Copy every line in which the string "matplotlib" occurs.

** start of Excerpted records **

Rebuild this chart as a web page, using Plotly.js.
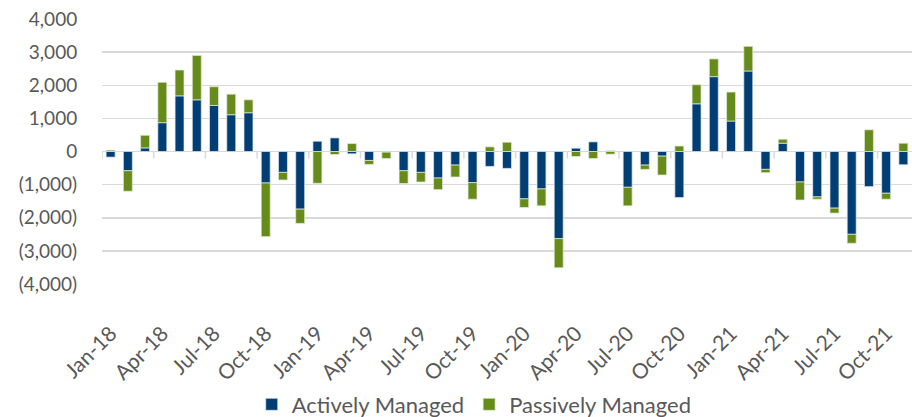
<!DOCTYPE html>
<html>
<head>
<meta charset="utf-8">
<script src="https://cdn.plot.ly/plotly-3.0.1.min.js"></script>
<style>html,body{margin:0;padding:0;background:#fff;}#chart{width:912px;height:417px;}</style>
</head>
<body>
<div id="chart"></div>
<script>
const months = [
  "Jan-18","Feb-18","Mar-18","Apr-18","May-18","Jun-18","Jul-18","Aug-18","Sep-18","Oct-18","Nov-18","Dec-18",
  "Jan-19","Feb-19","Mar-19","Apr-19","May-19","Jun-19","Jul-19","Aug-19","Sep-19","Oct-19","Nov-19","Dec-19",
  "Jan-20","Feb-20","Mar-20","Apr-20","May-20","Jun-20","Jul-20","Aug-20","Sep-20","Oct-20","Nov-20","Dec-20",
  "Jan-21","Feb-21","Mar-21","Apr-21","May-21","Jun-21","Jul-21","Aug-21","Sep-21","Oct-21","Nov-21"
];
const activelyManaged = [
  -170, -580, 110, 870, 1680, 1560, 1390, 1110, 1170, -950, -630, -1740,
  310, 410, -70, -270, -20, -580, -630, -800, -410, -940, -450, -510,
  -1430, -1130, -2630, 100, 290, 20, -1080, -410, -140, -1390, 1440, 2260,
  920, 2430, -540, 250, -920, -1370, -1710, -2500, -1060, -1260, -400
];
const passivelyManaged = [
  40, -620, 380, 1220, 780, 1340, 565, 620, 390, -1620, -230, -430,
  -960, -90, 240, -120, -190, -385, -290, -350, -360, -500, 140, 280,
  -260, -510, -880, -150, -210, -80, -560, -130, -570, 165, 575, 535,
  875, 745, -100, 120, -545, -70, -150, -270, 655, -180, 250
];
const yTickValues = [-4000, -3000, -2000, -1000, 0, 1000, 2000, 3000, 4000];

function fmt(v) {
  const s = Math.abs(v).toLocaleString("en-US");
  return v < 0 ? "(" + s + ")" : s;
}
const yTickText = yTickValues.map(fmt);
const xTickVals = months.filter((m, i) => i % 3 === 0);

const font = "Lato, 'Open Sans', sans-serif";
const textColor = "#595959";
const gridColor = "#d9d9d9";

const traces = [
  {
    type: "bar", name: "Actively Managed", x: months, y: activelyManaged,
    marker: { color: "#003e74", line: { color: "rgba(220,230,240,0.9)", width: 0.8 } },
    hoverinfo: "x+y+name"
  },
  {
    type: "bar", name: "Passively Managed", x: months, y: passivelyManaged,
    marker: { color: "#678b1a", line: { color: "rgba(225,235,215,0.9)", width: 0.8 } },
    hoverinfo: "x+y+name"
  }
];

const tickShapes = [];
for (let i = 0; i <= months.length; i += 3) {
  tickShapes.push({
    type: "line", xref: "x", yref: "y", x0: i - 0.5, x1: i - 0.5,
    ysizemode: "pixel", yanchor: 0, y0: 0, y1: -7,
    line: { color: gridColor, width: 1.5 }, layer: "below"
  });
}

const layout = {
  width: 912, height: 417,
  margin: { l: 102, r: 0, t: 19, b: 133, autoexpand: false },
  paper_bgcolor: "#ffffff", plot_bgcolor: "#ffffff",
  barmode: "relative", bargap: 0.48,
  font: { family: font, color: textColor, size: 19 },
  showlegend: true,
  legend: {
    orientation: "h", xref: "container", yref: "container",
    x: 0.52, xanchor: "center", y: 0.03, yanchor: "middle",
    font: { family: font, size: 22, color: textColor }, traceorder: "normal"
  },
  xaxis: {
    type: "category", range: [-0.5, months.length - 0.5], automargin: false,
    tickmode: "array", tickvals: xTickVals, ticktext: xTickVals,
    tickangle: -45, showgrid: false, zeroline: false, showline: false,
    ticks: "outside", ticklen: 28, tickcolor: "rgba(0,0,0,0)",
    tickfont: { family: font, size: 21, color: textColor }, fixedrange: true
  },
  yaxis: {
    range: [-4000, 4000], automargin: false,
    tickmode: "array", tickvals: yTickValues, ticktext: yTickText,
    showgrid: true, gridcolor: gridColor, gridwidth: 1.5,
    zeroline: true, zerolinecolor: gridColor, zerolinewidth: 1.5,
    showline: false, ticks: "outside", ticklen: 20, tickcolor: "rgba(0,0,0,0)",
    tickfont: { family: font, size: 19, color: textColor }, fixedrange: true
  },
  shapes: tickShapes
};

Plotly.newPlot("chart", traces, layout, { displayModeBar: false, staticPlot: true });
</script>
</body>
</html>
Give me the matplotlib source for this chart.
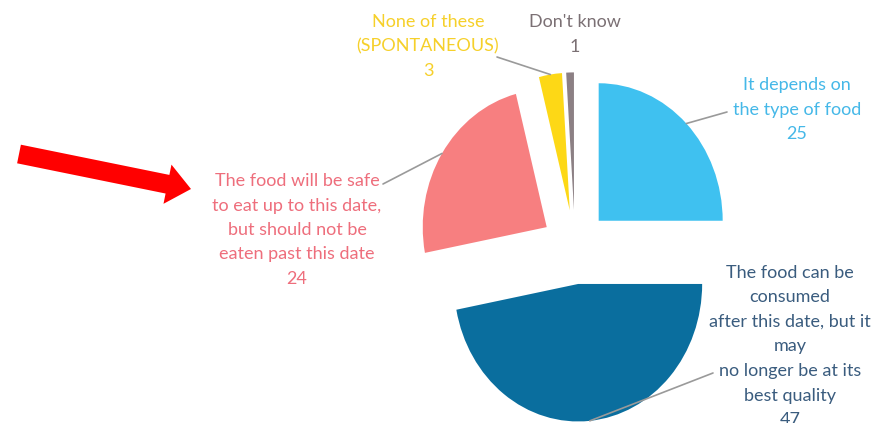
import matplotlib
matplotlib.use("Agg")
import matplotlib.pyplot as plt
import matplotlib.patches as mpatches

# ── data ─────────────────────────────────────────────────────────────────────
labels = [
    "It depends on\nthe type of food",
    "The food can be\nconsumed\nafter this date, but it\nmay\nno longer be at its\nbest quality",
    "The food will be safe\nto eat up to this date,\nbut should not be\neaten past this date",
    "None of these\n(SPONTANEOUS)",
    "Don't know",
]
values = [25, 47, 24, 3, 1]
slice_colors = ["#3FC1F0", "#0A6E9E", "#F77F80", "#FDD816", "#8C8084"]
text_colors = ["#45B8E8", "#3A5C7E", "#EE6E7C", "#F6D02A", "#7B7074"]

# ── layout (pixels of the 871x423 picture) ───────────────────────────────────
W, H = 871, 423
CX, CY = 575, 247        # pie centre
RX, RY = 124, 137.5      # pie radius, picture is slightly stretched vertically
EXPLODE = 0.27

plt.rcParams["font.family"] = ["Liberation Sans Narrow", "Lato", "DejaVu Sans"]

fig = plt.figure(figsize=(W / 100, H / 100), dpi=100)

ax = fig.add_axes([0, 0, 1, 1])
wedges, _ = ax.pie(values, colors=slice_colors, startangle=90, counterclock=False,
                   explode=[EXPLODE] * len(values), radius=1,
                   wedgeprops=dict(linewidth=0))
ax.set_aspect("auto")
ax.set_xlim(-CX / RX, (W - CX) / RX)
ax.set_ylim((CY - H) / RY, CY / RY)
ax.axis("off")

# overlay in pixel coordinates for labels / arrow
ov = fig.add_axes([0, 0, 1, 1])
ov.set_xlim(0, W)
ov.set_ylim(H, 0)
ov.axis("off")
ov.patch.set_alpha(0)

# label block centre (x, y of first line) and leader end point
label_pos = [(797, 85), (790, 273), (297, 181), (428, 22), (575, 22)]
leader_end = [(727, 112), (713, 373), (383, 184), (497, 57), None]

FS = 13
LS = 24.5

import numpy as np
for i, w in enumerate(wedges):
    x0, y0 = label_pos[i]
    lines = labels[i].split("\n") + [str(values[i])]
    for k, ln in enumerate(lines):
        ov.text(x0, y0 + k * LS, ln, ha="center", va="center",
                fontsize=FS, color=text_colors[i])
    if leader_end[i] is not None:
        mid = np.deg2rad((w.theta1 + w.theta2) / 2)
        cx, cy = w.center
        xy = (cx + w.r * np.cos(mid), cy + w.r * np.sin(mid))
        ov.annotate("", xy=xy, xycoords=ax.transData,
                    xytext=leader_end[i], textcoords="data",
                    arrowprops=dict(arrowstyle="-", color="#9A9A9A", lw=1.2,
                                    shrinkA=0, shrinkB=0))

# red arrow pointing at the salmon label
ov.add_patch(mpatches.FancyArrow(19, 154, 172, 35, width=19, head_width=40,
                                 head_length=24, length_includes_head=True,
                                 color="#FF0000", linewidth=0))

fig.savefig("out.png", dpi=100)
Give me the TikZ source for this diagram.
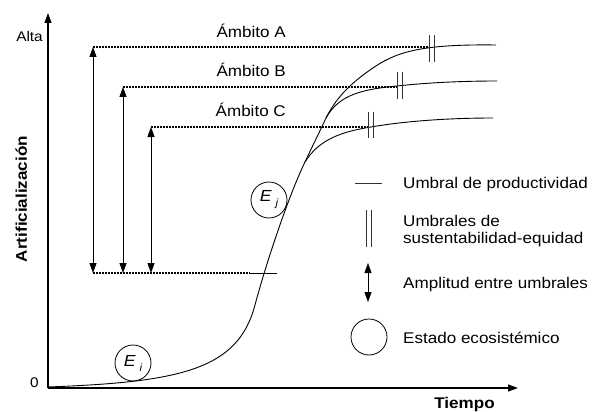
\documentclass[tikz,border=0pt]{standalone}
\usepackage{fontspec}
\setmainfont{Liberation Sans}[FakeStretch=1.1]
\usetikzlibrary{arrows.meta}
\newcommand\Elabel[1]{{\fontsize{16}{16}\selectfont\itshape E}\hspace{4pt}\raisebox{-5pt}{\fontsize{10.5}{10.5}\selectfont\itshape #1}}
\begin{document}
\begin{tikzpicture}[x=1pt,y=-1pt,
  txt/.style={inner sep=0pt, font=\fontsize{15.5}{17}\selectfont},
  smalltxt/.style={inner sep=0pt, font=\fontsize{14}{15}\selectfont},
  boldtxt/.style={inner sep=0pt, font=\fontsize{15.5}{17}\selectfont\bfseries},
  curve/.style={line width=0.9pt},
  axis/.style={line width=1.1pt},
  dashline/.style={line width=1.1pt, dash pattern=on 2pt off 1pt},
  bar/.style={line width=0.9pt, black!80},
  Hd/.tip={Triangle[width=7pt,length=10pt]},
  state/.style={circle, draw, line width=0.8pt, minimum size=36pt, inner sep=0pt},
]
\useasboundingbox (0,0) rectangle (595,412);

% axes
\coordinate (O) at (48,388);
\coordinate (Ytop) at (48,13);
\coordinate (Xend) at (518,388);
\draw[axis,-{Hd}] (O) -- (Ytop);
\draw[axis,-{Hd}] (O) -- (Xend);
\node[smalltxt, anchor=base east] (alta) at (43,42) {Alta};
\node[smalltxt, anchor=base east] (zero) at (39,387) {0};
\node[boldtxt, anchor=base] (tiempo) at (464.5,408.3) {Tiempo};
\node[boldtxt, rotate=90, anchor=base] (artif) at (27,199) {Artificialización};

% dashed levels
\coordinate (Ad0) at (93,47);  \coordinate (Ad1) at (430,47);
\coordinate (Bd0) at (123,87); \coordinate (Bd1) at (397,87);
\coordinate (Cd0) at (151,127); \coordinate (Cd1) at (370,127);
\coordinate (Ld0) at (93,273); \coordinate (Ld1) at (250,273); \coordinate (Ld2) at (277,273);
\draw[dashline] (Ad0) -- (Ad1);
\draw[dashline] (Bd0) -- (Bd1);
\draw[dashline] (Cd0) -- (Cd1);
\draw[dashline] (Ld0) -- (Ld1);
\draw[curve] (Ld1) -- (Ld2);

% amplitude arrows
\coordinate (Aa) at (93,273); \coordinate (Ba) at (123,273); \coordinate (Ca) at (151,273);
\draw[curve,{Hd}-{Hd}] (Ad0) -- (Aa);
\draw[curve,{Hd}-{Hd}] (Bd0) -- (Ba);
\draw[curve,{Hd}-{Hd}] (Cd0) -- (Ca);

\node[txt, anchor=base east] (lA) at (286,38) {Ámbito A};
\node[txt, anchor=base east] (lB) at (286,77) {Ámbito B};
\node[txt, anchor=base east] (lC) at (286,117) {Ámbito C};

% curves
\coordinate (S) at (48,387);
\coordinate (bC) at (305,162);
\coordinate (bAB) at (326,118);
\draw[curve] (S) .. controls (180,382) and (238,370) .. (255,305)
  .. controls (265,267) and (288,197) .. (bC)
  .. controls (312,147) and (320,131) .. (bAB)
  .. controls (336,98) and (350,84) .. (370,70)
  .. controls (395,52) and (420,44) .. (496,45);
\draw[curve] (bAB) .. controls (336,100) and (352,92) .. (380,88)
  .. controls (410,84) and (450,81) .. (497,81);
\draw[curve] (bC) .. controls (315,146) and (330,135) .. (360,129)
  .. controls (400,121) and (450,118) .. (493,118);

% sustainability bars
\foreach \n/\x/\ya/\yb in {a1/429/35/62, a2/434/35/62, b1/397/72/99, b2/402/72/99, c1/368.5/112/138, c2/373.5/112/138}{
  \coordinate (\n t) at (\x,\ya); \coordinate (\n b) at (\x,\yb);
  \draw[bar] (\n t) -- (\n b);
}

% states
\node[state] (Ei) at (133,363) {\Elabel{i}};
\node[state] (Ej) at (269,200) {\Elabel{j}};

% legend
\coordinate (g1a) at (355,183); \coordinate (g1b) at (382,183);
\draw[bar] (g1a) -- (g1b);
\node[txt, anchor=base west] (l1) at (403,188) {Umbral de productividad};
\coordinate (g2a) at (366,210); \coordinate (g2b) at (366,247);
\coordinate (g3a) at (371,210); \coordinate (g3b) at (371,247);
\draw[bar] (g2a) -- (g2b);
\draw[bar] (g3a) -- (g3b);
\node[txt, anchor=base west] (l2) at (403,226) {Umbrales de};
\node[txt, anchor=base west] (l3) at (403,243) {sustentabilidad-equidad};
\coordinate (g4a) at (368,263); \coordinate (g4b) at (368,302);
\draw[curve,{Hd}-{Hd}] (g4a) -- (g4b);
\node[txt, anchor=base west] (l4) at (403,288) {Amplitud entre umbrales};
\node[state] (Leg) at (369,337) {};
\node[txt, anchor=base west] (l5) at (403,343) {Estado ecosistémico};
\end{tikzpicture}
\end{document}
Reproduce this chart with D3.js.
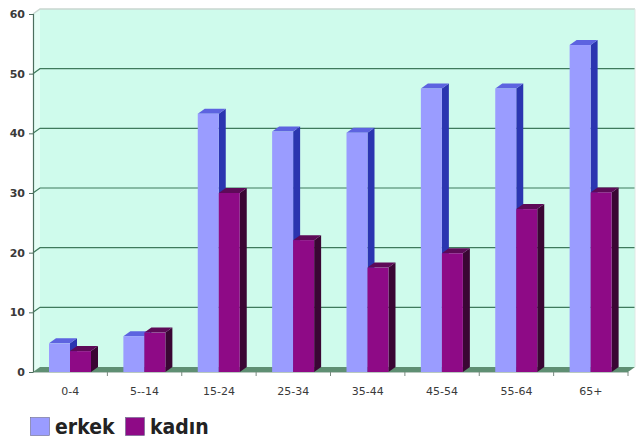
<!DOCTYPE html>
<html>
<head>
<meta charset="utf-8">
<script src="https://cdn.jsdelivr.net/npm/d3@7"></script>
<style>
  html, body { margin: 0; padding: 0; background: #ffffff; }
  svg { display: block; }
</style>
</head>
<body>
<svg id="chart" width="636" height="441"></svg>
<script>
// Age groups and values per series
const categories = ["0-4", "5--14", "15-24", "25-34", "35-44", "45-54", "55-64", "65+"];
const seriesNames = ["erkek", "kadın"];
const erkek = [4.8, 6.0, 43.3, 40.3, 40.1, 47.5, 47.5, 54.8];
const kadin = [3.5, 6.6, 30.0, 22.1, 17.5, 19.9, 27.3, 30.1];
const yTicks = [0, 10, 20, 30, 40, 50, 60];

const seriesValues = [erkek, kadin];
const palette = [
  { front: "#9a9cff", side: "#2b35b0", top: "#5d63e0" },
  { front: "#8e0a86", side: "#3a0634", top: "#5e0a58" }
];

const svg = d3.select("#chart");
const left = 33, right = 628, bottom = 372, topY = 14;
const dx = 7, dy = -5; // depth offset of the 3D box

const x = d3.scaleBand().domain(categories).range([left, right]);
const xs = d3.scaleBand().domain(seriesNames).range([16, 58]);
const y = d3.scaleLinear().domain([0, 60]).range([bottom, topY]);

// Back wall
svg.append("rect")
  .attr("x", left + dx).attr("y", y(60) + dy)
  .attr("width", right - left).attr("height", bottom - y(60))
  .attr("fill", "#cffbec");

// Side wall
svg.append("path")
  .attr("d", `M${left},${bottom}L${left},${y(60)}L${left + dx},${y(60) + dy}L${left + dx},${bottom + dy}Z`)
  .attr("fill", "#e4fdf4");

// Gridlines on the walls (top edge drawn faint)
yTicks.filter(t => t > 0).forEach(t => {
  svg.append("path")
    .attr("d", `M${left},${y(t)}L${left + dx},${y(t) + dy}L${right + dx},${y(t) + dy}`)
    .attr("fill", "none")
    .attr("stroke", t === 60 ? "#c9d6d0" : "#3f7a5c")
    .attr("stroke-width", t === 60 ? 1.5 : 1.2);
});
// Right edge of the back wall
svg.append("line")
  .attr("x1", right + dx).attr("x2", right + dx)
  .attr("y1", y(60) + dy).attr("y2", bottom + dy)
  .attr("stroke", "#dfe8e4");

// Floor
svg.append("path")
  .attr("d", `M${left},${bottom}L${left + dx},${bottom + dy}L${right + dx},${bottom + dy}L${right},${bottom}Z`)
  .attr("fill", "#5f8f73");

// Bars (side, top, front)
categories.forEach((c, i) => {
  seriesNames.forEach((s, j) => {
    const v = seriesValues[j][i];
    const x0 = x(c) + xs(s);
    const w = xs.bandwidth();
    const y0 = y(v);
    const col = palette[j];
    const g = svg.append("g");
    g.append("path")
      .attr("d", `M${x0 + w},${bottom}L${x0 + w},${y0}L${x0 + w + dx},${y0 + dy}L${x0 + w + dx},${bottom + dy}Z`)
      .attr("fill", col.side);
    g.append("path")
      .attr("d", `M${x0},${y0}L${x0 + dx},${y0 + dy}L${x0 + w + dx},${y0 + dy}L${x0 + w},${y0}Z`)
      .attr("fill", col.top);
    g.append("rect")
      .attr("x", x0).attr("y", y0)
      .attr("width", w).attr("height", bottom - y0)
      .attr("fill", col.front);
  });
});

// Y axis
const yAxis = svg.append("g").attr("transform", `translate(${left},0)`)
  .call(d3.axisLeft(y).tickValues(yTicks).tickSize(4).tickPadding(4).tickFormat(d3.format("d")));
yAxis.select(".domain").attr("stroke", "#4d6d5d").attr("stroke-width", 1.2);
yAxis.selectAll(".tick line").attr("stroke", "#4d6d5d");
yAxis.selectAll("text")
  .attr("fill", "#3a3a3a")
  .style("font-family", "'DejaVu Sans', Verdana, sans-serif")
  .style("font-size", "11px")
  .style("font-weight", "bold");

// X axis
const xAxis = svg.append("g").attr("transform", `translate(0,${bottom})`)
  .call(d3.axisBottom(x).tickSize(0).tickPadding(15));
xAxis.select(".domain").attr("stroke", "#b9c9c0").attr("stroke-width", 1);
xAxis.selectAll("text")
  .attr("fill", "#3a3a3a")
  .style("font-family", "'DejaVu Sans', Verdana, sans-serif")
  .style("font-size", "11px");

// Tick marks at category boundaries
svg.append("g").selectAll("line")
  .data(categories.slice(1).concat(["__end"]))
  .join("line")
  .attr("x1", (d, i) => left + (i + 1) * x.bandwidth())
  .attr("x2", (d, i) => left + (i + 1) * x.bandwidth())
  .attr("y1", bottom).attr("y2", bottom + 4)
  .attr("stroke", "#7a8a80");

// Legend
const legend = svg.append("g").attr("transform", "translate(30,417)");
const lx = [0, 95];
seriesNames.forEach((s, j) => {
  legend.append("rect")
    .attr("x", lx[j] + 0.5).attr("y", 0.5)
    .attr("width", 19).attr("height", 18)
    .attr("fill", palette[j].front)
    .attr("stroke", "#6a6a8a")
    .attr("stroke-width", 0.6);
  legend.append("text")
    .attr("x", lx[j] + 25).attr("y", 17)
    .attr("fill", "#222222")
    .style("font-family", "'DejaVu Sans Condensed', 'DejaVu Sans', sans-serif")
    .style("font-size", "21px")
    .style("font-weight", "bold")
    .text(s);
});
</script>
</body>
</html>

** end of Excerpted records **

_Answer to this problem_:
Give me the matplotlib source for this chart.
import matplotlib
matplotlib.use("Agg")
import matplotlib.pyplot as plt
import matplotlib.patches as mpatches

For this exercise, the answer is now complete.